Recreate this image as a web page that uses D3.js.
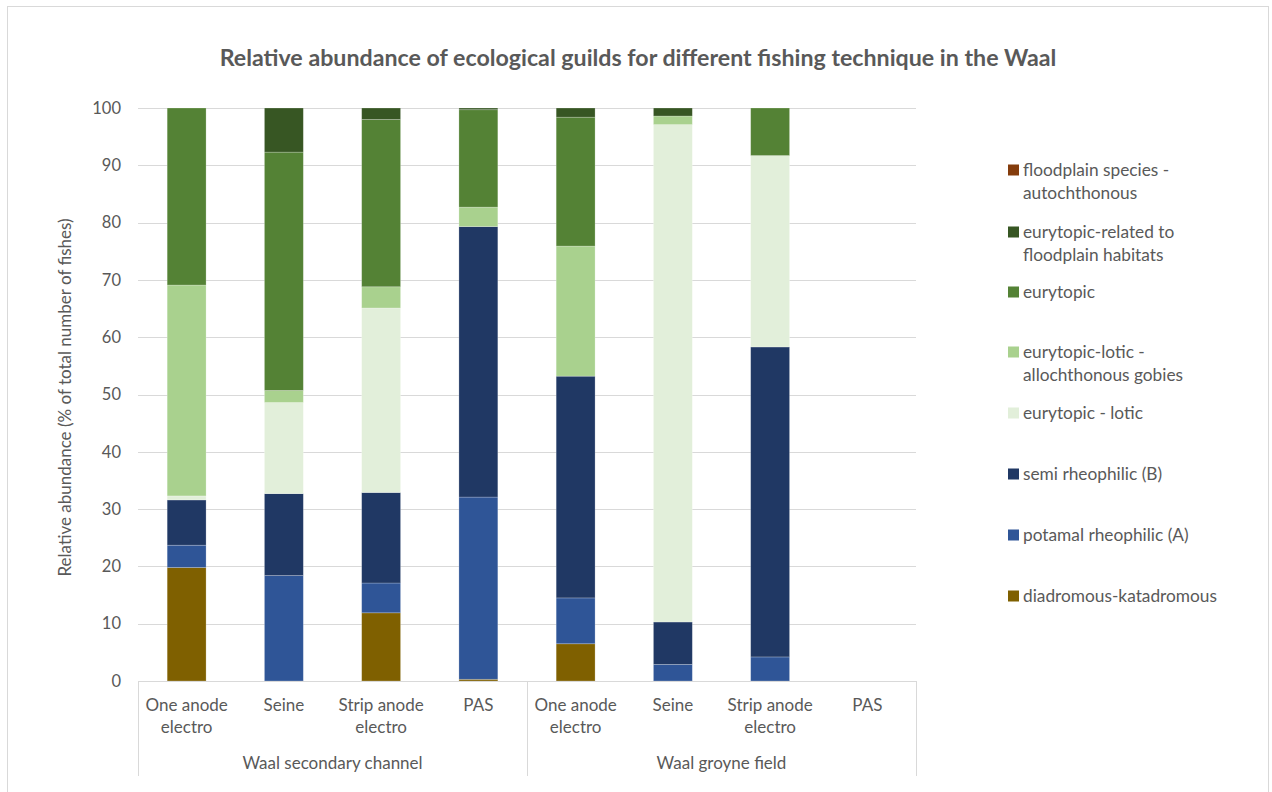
<!DOCTYPE html>
<html>
<head>
<meta charset="utf-8">
<script src="https://cdn.jsdelivr.net/npm/d3@7"></script>
<style>
  html, body { margin: 0; padding: 0; background: #fff; }
  svg { display: block; }
  text { font-family: Lato, "Open Sans", sans-serif; fill: #595959; }
</style>
</head>
<body>
<svg id="chart" width="1272" height="792"></svg>
<script>
// Fishing techniques within each water body
const techniques = ["One anode\nelectro", "Seine", "Strip anode\nelectro", "PAS"];
const areas = ["Waal secondary channel", "Waal groyne field"];

// Guild shares (% of total number of fishes), stacked bottom to top.
// Order of each array: 4 techniques in secondary channel, then 4 in groyne field.
const diadromousKatadromous   = [19.8, 0.0, 11.9, 0.3, 6.5, 0.0, 0.0, 0];
const potamalRheophilic       = [3.9, 18.4, 5.2, 31.8, 8.0, 2.9, 4.2, 0];
const semiRheophilic          = [7.9, 14.3, 15.8, 47.2, 38.7, 7.4, 54.1, 0];
const eurytopicLotic          = [0.7, 15.9, 32.2, 0.0, 0.0, 86.8, 33.4, 0];
const eurytopicLoticGobies    = [36.8, 2.1, 3.7, 3.4, 22.7, 1.5, 0.0, 0];
const eurytopic               = [30.9, 41.6, 29.2, 17.0, 22.5, 0.0, 8.3, 0];
const eurytopicFloodplain     = [0.0, 7.7, 2.0, 0.3, 1.6, 1.4, 0.0, 0];
const floodplainAutochthonous = [0, 0, 0, 0, 0, 0, 0, 0];

const yTicks = [0, 10, 20, 30, 40, 50, 60, 70, 80, 90, 100];

const series = [
  { name: "diadromous-katadromous", values: diadromousKatadromous, color: "#7F6000" },
  { name: "potamal rheophilic (A)", values: potamalRheophilic, color: "#2F5597" },
  { name: "semi rheophilic (B)", values: semiRheophilic, color: "#203864" },
  { name: "eurytopic - lotic", values: eurytopicLotic, color: "#E2EFDA" },
  { name: "eurytopic-lotic - allochthonous gobies", values: eurytopicLoticGobies, color: "#A9D18E" },
  { name: "eurytopic", values: eurytopic, color: "#548235" },
  { name: "eurytopic-related to floodplain habitats", values: eurytopicFloodplain, color: "#375623" },
  { name: "floodplain species - autochthonous", values: floodplainAutochthonous, color: "#843C0C" }
];

// Legend lines (wrapped as displayed), top to bottom
const legendLines = [
  ["floodplain species -", "autochthonous"],
  ["eurytopic-related to", "floodplain habitats"],
  ["eurytopic"],
  ["eurytopic-lotic -", "allochthonous gobies"],
  ["eurytopic - lotic"],
  ["semi rheophilic (B)"],
  ["potamal rheophilic (A)"],
  ["diadromous-katadromous"]
];

const svg = d3.select("#chart");

// chart area frame
svg.append("rect")
  .attr("x", 7.5).attr("y", 6.5)
  .attr("width", 1261).attr("height", 800)
  .attr("fill", "#fff").attr("stroke", "#d9d9d9").attr("stroke-width", 1);

const plot = { left: 138, right: 916, top: 108, bottom: 681 };

const keys = d3.range(areas.length * techniques.length);
const x = d3.scaleBand().domain(keys).range([plot.left, plot.right]).paddingInner(0.6).paddingOuter(0.3);
const y = d3.scaleLinear().domain([0, 100]).range([plot.bottom, plot.top]);

// title, fitted to its line
const title = svg.append("text")
  .attr("x", 638).attr("y", 66)
  .attr("text-anchor", "middle")
  .style("font-weight", "bold")
  .style("font-size", "20px")
  .text("Relative abundance of ecological guilds for different fishing technique in the Waal");
const tw = title.node().getComputedTextLength();
title.style("font-size", (20 * 837 / tw) + "px");

// gridlines
svg.append("g").selectAll("line").data(yTicks).join("line")
  .attr("x1", plot.left).attr("x2", plot.right)
  .attr("y1", d => Math.round(y(d)) + 0.5).attr("y2", d => Math.round(y(d)) + 0.5)
  .attr("stroke", "#d9d9d9").attr("stroke-width", 1);

// y tick labels
svg.append("g").selectAll("text").data(yTicks).join("text")
  .attr("x", 121).attr("y", d => y(d))
  .attr("dy", "0.35em")
  .attr("text-anchor", "end")
  .style("font-size", "16.5px")
  .text(d => d);

// y axis title
svg.append("text")
  .attr("transform", `translate(71,${(plot.top + plot.bottom) / 2 + 3}) rotate(-90)`)
  .attr("text-anchor", "middle")
  .style("font-size", "17px")
  .text("Relative abundance (% of total number of fishes)");

// stacked bars
const rows = keys.map(i => {
  const r = { key: i };
  series.forEach(s => { r[s.name] = s.values[i]; });
  return r;
});
const stacked = d3.stack().keys(series.map(s => s.name))(rows);

svg.append("g").selectAll("g").data(stacked).join("g")
  .attr("fill", (d, i) => series[i].color)
  .selectAll("rect").data(d => d.filter(p => p[1] - p[0] > 0)).join("rect")
  .attr("x", d => x(d.data.key))
  .attr("width", x.bandwidth())
  .attr("y", d => y(d[1]))
  .attr("height", d => y(d[0]) - y(d[1]))
  .attr("stroke", "rgba(255,255,255,0.3)")
  .attr("stroke-width", 0.75);

// category axis line and group separators
const axisG = svg.append("g").attr("stroke", "#d9d9d9").attr("stroke-width", 1);
axisG.append("line")
  .attr("x1", plot.left).attr("x2", plot.right)
  .attr("y1", plot.bottom + 0.5).attr("y2", plot.bottom + 0.5);
const groupEdges = d3.range(areas.length + 1).map(g => plot.left + g * techniques.length * (plot.right - plot.left) / keys.length);
axisG.selectAll(".sep").data(groupEdges).join("line")
  .attr("x1", d => Math.round(d) + 0.5).attr("x2", d => Math.round(d) + 0.5)
  .attr("y1", plot.bottom).attr("y2", 776);

// technique labels
const catLabels = svg.append("g").selectAll("text").data(keys).join("text")
  .attr("text-anchor", "middle")
  .style("font-size", "17px")
  .attr("transform", d => `translate(${x(d) + x.bandwidth() / 2},711)`);
catLabels.selectAll("tspan")
  .data(d => techniques[d % techniques.length].split("\n"))
  .join("tspan")
  .attr("x", 0)
  .attr("dy", (d, i) => i === 0 ? 0 : 22)
  .text(d => d);

// area labels
svg.append("g").selectAll("text").data(areas).join("text")
  .attr("x", (d, i) => (groupEdges[i] + groupEdges[i + 1]) / 2)
  .attr("y", 769)
  .attr("text-anchor", "middle")
  .style("font-size", "17px")
  .text(d => d);

// legend
const legendTop = [170, 232, 292, 352, 413, 474, 535, 596];
const legendColors = series.slice().reverse().map(s => s.color);
const leg = svg.append("g").selectAll("g").data(legendLines).join("g")
  .attr("transform", (d, i) => `translate(1008,${legendTop[i]})`);
leg.append("rect")
  .attr("x", 0).attr("y", -5.5)
  .attr("width", 11).attr("height", 11)
  .attr("fill", (d, i) => legendColors[i]);
leg.append("text")
  .style("font-size", "17.3px")
  .selectAll("tspan").data(d => d).join("tspan")
  .attr("x", 15)
  .attr("y", (d, i) => i * 23)
  .attr("dy", "0.35em")
  .text(d => d);
</script>
</body>
</html>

=== REQUIREMENTS ===
Send back the data above word for word, with the pictures left out.

=== THE RESULT ===
Recreate this image as a web page that uses D3.js.
<!DOCTYPE html>
<html>
<head>
<meta charset="utf-8">
<script src="https://cdn.jsdelivr.net/npm/d3@7"></script>
<style>
  html, body { margin: 0; padding: 0; background: #fff; }
  svg { display: block; }
  text { font-family: Lato, "Open Sans", sans-serif; fill: #595959; }
</style>
</head>
<body>
<svg id="chart" width="1272" height="792"></svg>
<script>
// Fishing techniques within each water body
const techniques = ["One anode\nelectro", "Seine", "Strip anode\nelectro", "PAS"];
const areas = ["Waal secondary channel", "Waal groyne field"];

// Guild shares (% of total number of fishes), stacked bottom to top.
// Order of each array: 4 techniques in secondary channel, then 4 in groyne field.
const diadromousKatadromous   = [19.8, 0.0, 11.9, 0.3, 6.5, 0.0, 0.0, 0];
const potamalRheophilic       = [3.9, 18.4, 5.2, 31.8, 8.0, 2.9, 4.2, 0];
const semiRheophilic          = [7.9, 14.3, 15.8, 47.2, 38.7, 7.4, 54.1, 0];
const eurytopicLotic          = [0.7, 15.9, 32.2, 0.0, 0.0, 86.8, 33.4, 0];
const eurytopicLoticGobies    = [36.8, 2.1, 3.7, 3.4, 22.7, 1.5, 0.0, 0];
const eurytopic               = [30.9, 41.6, 29.2, 17.0, 22.5, 0.0, 8.3, 0];
const eurytopicFloodplain     = [0.0, 7.7, 2.0, 0.3, 1.6, 1.4, 0.0, 0];
const floodplainAutochthonous = [0, 0, 0, 0, 0, 0, 0, 0];

const yTicks = [0, 10, 20, 30, 40, 50, 60, 70, 80, 90, 100];

const series = [
  { name: "diadromous-katadromous", values: diadromousKatadromous, color: "#7F6000" },
  { name: "potamal rheophilic (A)", values: potamalRheophilic, color: "#2F5597" },
  { name: "semi rheophilic (B)", values: semiRheophilic, color: "#203864" },
  { name: "eurytopic - lotic", values: eurytopicLotic, color: "#E2EFDA" },
  { name: "eurytopic-lotic - allochthonous gobies", values: eurytopicLoticGobies, color: "#A9D18E" },
  { name: "eurytopic", values: eurytopic, color: "#548235" },
  { name: "eurytopic-related to floodplain habitats", values: eurytopicFloodplain, color: "#375623" },
  { name: "floodplain species - autochthonous", values: floodplainAutochthonous, color: "#843C0C" }
];

// Legend lines (wrapped as displayed), top to bottom
const legendLines = [
  ["floodplain species -", "autochthonous"],
  ["eurytopic-related to", "floodplain habitats"],
  ["eurytopic"],
  ["eurytopic-lotic -", "allochthonous gobies"],
  ["eurytopic - lotic"],
  ["semi rheophilic (B)"],
  ["potamal rheophilic (A)"],
  ["diadromous-katadromous"]
];

const svg = d3.select("#chart");

// chart area frame
svg.append("rect")
  .attr("x", 7.5).attr("y", 6.5)
  .attr("width", 1261).attr("height", 800)
  .attr("fill", "#fff").attr("stroke", "#d9d9d9").attr("stroke-width", 1);

const plot = { left: 138, right: 916, top: 108, bottom: 681 };

const keys = d3.range(areas.length * techniques.length);
const x = d3.scaleBand().domain(keys).range([plot.left, plot.right]).paddingInner(0.6).paddingOuter(0.3);
const y = d3.scaleLinear().domain([0, 100]).range([plot.bottom, plot.top]);

// title, fitted to its line
const title = svg.append("text")
  .attr("x", 638).attr("y", 66)
  .attr("text-anchor", "middle")
  .style("font-weight", "bold")
  .style("font-size", "20px")
  .text("Relative abundance of ecological guilds for different fishing technique in the Waal");
const tw = title.node().getComputedTextLength();
title.style("font-size", (20 * 837 / tw) + "px");

// gridlines
svg.append("g").selectAll("line").data(yTicks).join("line")
  .attr("x1", plot.left).attr("x2", plot.right)
  .attr("y1", d => Math.round(y(d)) + 0.5).attr("y2", d => Math.round(y(d)) + 0.5)
  .attr("stroke", "#d9d9d9").attr("stroke-width", 1);

// y tick labels
svg.append("g").selectAll("text").data(yTicks).join("text")
  .attr("x", 121).attr("y", d => y(d))
  .attr("dy", "0.35em")
  .attr("text-anchor", "end")
  .style("font-size", "16.5px")
  .text(d => d);

// y axis title
svg.append("text")
  .attr("transform", `translate(71,${(plot.top + plot.bottom) / 2 + 3}) rotate(-90)`)
  .attr("text-anchor", "middle")
  .style("font-size", "17px")
  .text("Relative abundance (% of total number of fishes)");

// stacked bars
const rows = keys.map(i => {
  const r = { key: i };
  series.forEach(s => { r[s.name] = s.values[i]; });
  return r;
});
const stacked = d3.stack().keys(series.map(s => s.name))(rows);

svg.append("g").selectAll("g").data(stacked).join("g")
  .attr("fill", (d, i) => series[i].color)
  .selectAll("rect").data(d => d.filter(p => p[1] - p[0] > 0)).join("rect")
  .attr("x", d => x(d.data.key))
  .attr("width", x.bandwidth())
  .attr("y", d => y(d[1]))
  .attr("height", d => y(d[0]) - y(d[1]))
  .attr("stroke", "rgba(255,255,255,0.3)")
  .attr("stroke-width", 0.75);

// category axis line and group separators
const axisG = svg.append("g").attr("stroke", "#d9d9d9").attr("stroke-width", 1);
axisG.append("line")
  .attr("x1", plot.left).attr("x2", plot.right)
  .attr("y1", plot.bottom + 0.5).attr("y2", plot.bottom + 0.5);
const groupEdges = d3.range(areas.length + 1).map(g => plot.left + g * techniques.length * (plot.right - plot.left) / keys.length);
axisG.selectAll(".sep").data(groupEdges).join("line")
  .attr("x1", d => Math.round(d) + 0.5).attr("x2", d => Math.round(d) + 0.5)
  .attr("y1", plot.bottom).attr("y2", 776);

// technique labels
const catLabels = svg.append("g").selectAll("text").data(keys).join("text")
  .attr("text-anchor", "middle")
  .style("font-size", "17px")
  .attr("transform", d => `translate(${x(d) + x.bandwidth() / 2},711)`);
catLabels.selectAll("tspan")
  .data(d => techniques[d % techniques.length].split("\n"))
  .join("tspan")
  .attr("x", 0)
  .attr("dy", (d, i) => i === 0 ? 0 : 22)
  .text(d => d);

// area labels
svg.append("g").selectAll("text").data(areas).join("text")
  .attr("x", (d, i) => (groupEdges[i] + groupEdges[i + 1]) / 2)
  .attr("y", 769)
  .attr("text-anchor", "middle")
  .style("font-size", "17px")
  .text(d => d);

// legend
const legendTop = [170, 232, 292, 352, 413, 474, 535, 596];
const legendColors = series.slice().reverse().map(s => s.color);
const leg = svg.append("g").selectAll("g").data(legendLines).join("g")
  .attr("transform", (d, i) => `translate(1008,${legendTop[i]})`);
leg.append("rect")
  .attr("x", 0).attr("y", -5.5)
  .attr("width", 11).attr("height", 11)
  .attr("fill", (d, i) => legendColors[i]);
leg.append("text")
  .style("font-size", "17.3px")
  .selectAll("tspan").data(d => d).join("tspan")
  .attr("x", 15)
  .attr("y", (d, i) => i * 23)
  .attr("dy", "0.35em")
  .text(d => d);
</script>
</body>
</html>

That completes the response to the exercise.